The National League's leader in hit-by-pitches didn't appreciate the message behind that plunking, one of four times the Nationals were hit by Diamondbacks pitches on Sunday. Washington and Arizona combined for 10 HBPs in the four-game series.
But Espinosa wasn't upset about the free pass to first base — especially after catcher Wilson Ramos crushed a three-run homer one batter later.
For Espinosa, who refuses to give up the inside part of the plate, being hit has proved a productive way to reach base.
"If the ball's inside, I'm not going to move," Espinosa said. "Especially as a young guy, they think they can get you off the plate.
"If it's at my head, obviously I'll move. But just because it's an inside pitch, I'm not going to move. Especially with two strikes, no shot I'm moving."

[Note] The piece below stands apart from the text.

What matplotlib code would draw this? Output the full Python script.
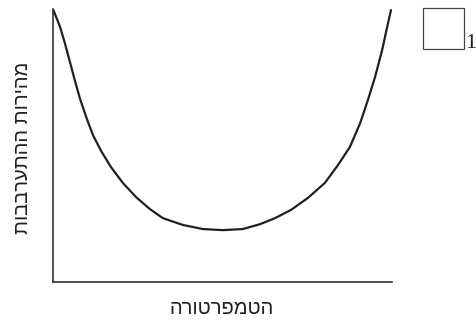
import matplotlib.pyplot as plt
from matplotlib.patches import Rectangle

# Mixing rate against temperature, read as points along the U-shaped curve
temperature = [0.00, 0.21, 0.35, 0.50, 0.65, 0.80, 1.00, 1.18, 1.42, 1.71,
               2.06, 2.45, 2.86, 3.24, 3.83, 4.42, 5.01, 5.60, 6.11, 6.55,
               7.02, 7.52, 8.02, 8.41, 8.76, 9.06, 9.29, 9.50, 9.71, 9.85,
               9.97]
mixing_rate = [10.00, 9.34, 8.75, 8.06, 7.36, 6.70, 5.97, 5.38, 4.80, 4.21,
               3.63, 3.11, 2.67, 2.34, 2.09, 1.94, 1.90, 1.94, 2.12, 2.34,
               2.64, 3.08, 3.63, 4.29, 4.95, 5.82, 6.67, 7.51, 8.50, 9.30,
               9.96]

x_label = "הטמפרטורה"
y_label = "מהירות ההתערבבות"
box_label = "1"


def rtl(s):
    # matplotlib lays glyphs out left to right, so flip Hebrew strings
    return s[::-1]


fig = plt.figure(figsize=(4.77, 3.24), dpi=100)
ax = fig.add_axes([0.1111, 0.1296, 0.7107, 0.8426])

ax.plot(temperature, mixing_rate, color='#231f20', lw=1.6,
        solid_capstyle='round', solid_joinstyle='round')
ax.set_xlim(0, 10)
ax.set_ylim(0, 10)
ax.set_xticks([])
ax.set_yticks([])
for side in ['top', 'right']:
    ax.spines[side].set_visible(False)
for side in ['left', 'bottom']:
    ax.spines[side].set_color('#333333')
    ax.spines[side].set_linewidth(1.2)

hebrew_font = ['Liberation Sans', 'DejaVu Sans']
fig.text(222 / 477, 1 - 309 / 324, rtl(x_label), ha='center', va='center',
         fontsize=14.5, family=hebrew_font, color='#231f20')
fig.text(23 / 477, 1 - 148 / 324, rtl(y_label), ha='center', va='center',
         rotation=90, fontsize=14.5, family=hebrew_font, color='#231f20')

# Empty answer box with its number
fig.patches.append(Rectangle((423 / 477, 1 - 49 / 324), 41 / 477, 41 / 324,
                             transform=fig.transFigure, fill=False,
                             ec='#444444', lw=0.9))
fig.text(476.5 / 477, 1 - 48 / 324, box_label, ha='right', va='baseline',
         fontsize=16, family='Liberation Serif', color='#231f20')

fig.savefig('out.png', dpi=100)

The strategy has produced 12 instances in which Espinosa's been hit with a pitch — and several bruises — but it's also helped him maintain a respectable .321 on-base percentage even though his average sits at .218 through 60 games. In 239 plate appearances, Espinosa has walked or been hit by a pitch 32 times — almost as many times as he's had a hit (44). He also has hit 10 home runs.
As far as the Espinosa can tell, pitchers are trying to establish the inner portion of the plate and push the rookie back, out of his comfort zone in the batter's box. That's fine with him. He has no plans of moving — an attitude he attributes both to approach at the plate as well as his collegiate upbringing at Long Beach State University that emphasized team over individual.

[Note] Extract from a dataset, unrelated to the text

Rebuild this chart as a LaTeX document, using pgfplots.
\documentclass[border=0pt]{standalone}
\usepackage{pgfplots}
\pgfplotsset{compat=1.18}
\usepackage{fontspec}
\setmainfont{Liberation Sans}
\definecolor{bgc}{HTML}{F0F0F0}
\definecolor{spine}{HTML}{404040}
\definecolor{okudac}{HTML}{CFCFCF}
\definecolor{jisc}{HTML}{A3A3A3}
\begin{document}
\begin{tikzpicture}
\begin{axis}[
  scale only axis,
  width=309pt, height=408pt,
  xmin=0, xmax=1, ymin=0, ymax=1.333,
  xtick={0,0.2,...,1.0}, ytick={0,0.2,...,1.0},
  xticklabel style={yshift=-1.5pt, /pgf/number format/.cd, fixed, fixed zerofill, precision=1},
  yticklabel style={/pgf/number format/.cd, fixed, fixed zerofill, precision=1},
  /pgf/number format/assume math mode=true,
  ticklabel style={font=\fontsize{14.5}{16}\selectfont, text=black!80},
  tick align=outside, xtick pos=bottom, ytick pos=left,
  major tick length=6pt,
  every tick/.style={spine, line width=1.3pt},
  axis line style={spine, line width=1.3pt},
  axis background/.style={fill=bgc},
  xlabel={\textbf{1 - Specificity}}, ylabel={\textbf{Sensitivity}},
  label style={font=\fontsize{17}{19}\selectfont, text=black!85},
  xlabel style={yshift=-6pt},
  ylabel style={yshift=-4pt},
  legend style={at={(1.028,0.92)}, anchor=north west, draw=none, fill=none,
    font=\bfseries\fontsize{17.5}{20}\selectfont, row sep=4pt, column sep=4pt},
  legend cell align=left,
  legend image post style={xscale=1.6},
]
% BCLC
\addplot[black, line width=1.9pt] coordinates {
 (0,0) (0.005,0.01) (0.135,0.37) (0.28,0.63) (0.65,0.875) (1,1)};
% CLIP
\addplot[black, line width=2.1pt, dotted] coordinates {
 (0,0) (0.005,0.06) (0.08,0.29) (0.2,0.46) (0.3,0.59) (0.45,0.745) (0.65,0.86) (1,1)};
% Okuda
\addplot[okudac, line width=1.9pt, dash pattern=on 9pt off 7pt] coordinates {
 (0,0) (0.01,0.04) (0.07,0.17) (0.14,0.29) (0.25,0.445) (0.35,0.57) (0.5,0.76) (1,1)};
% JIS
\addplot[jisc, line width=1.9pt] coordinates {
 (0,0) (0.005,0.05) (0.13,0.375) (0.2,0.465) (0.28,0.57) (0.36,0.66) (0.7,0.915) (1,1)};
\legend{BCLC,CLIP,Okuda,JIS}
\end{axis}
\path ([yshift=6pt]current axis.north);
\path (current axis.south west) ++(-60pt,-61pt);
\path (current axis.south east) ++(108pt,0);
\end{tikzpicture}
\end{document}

"The way I was taught was, 'You better not move, you're helping the team. You get hit by that pitch,' " he said. "It's probably just the thing that I was taught, and it stuck with me because that's how I feel about it. I'm not going to get killed by it unless it's at my head."
It's an approach that seems to have made him a magnet. Not only is Espinosa just one HBP from tying the major league-leader Carlos Quentin of the Chicago White Sox with 13, but he's already been hit so many times that in 2010 he'd have qualified for the top 10 at season's end.
It's a painful approach, but it's not recklessness. Espinosa gets annoyed with pitches that hit him in the knees and once took one off his right elbow in the minor leagues that hurt so bad he thought he broke his arm. He didn't, and he only missed the rest of that game. And instead of changing his approach, he just wears an elbow pad As long as he's on base, he doesn't care how he gets there.
"It definitely happens," Nationals manager Jim Riggleman said. "Some guys just get hit more than others, I don't really know why. I think that they don't give in at all at the plate ... You see guys get hit down in the lower leg and things like that, [former Milwaukee Brewer Fernando] Vina used to do that to lead off the game, stick his leg out there and get hit, but it's part of the game. Get on base, they're helping their team."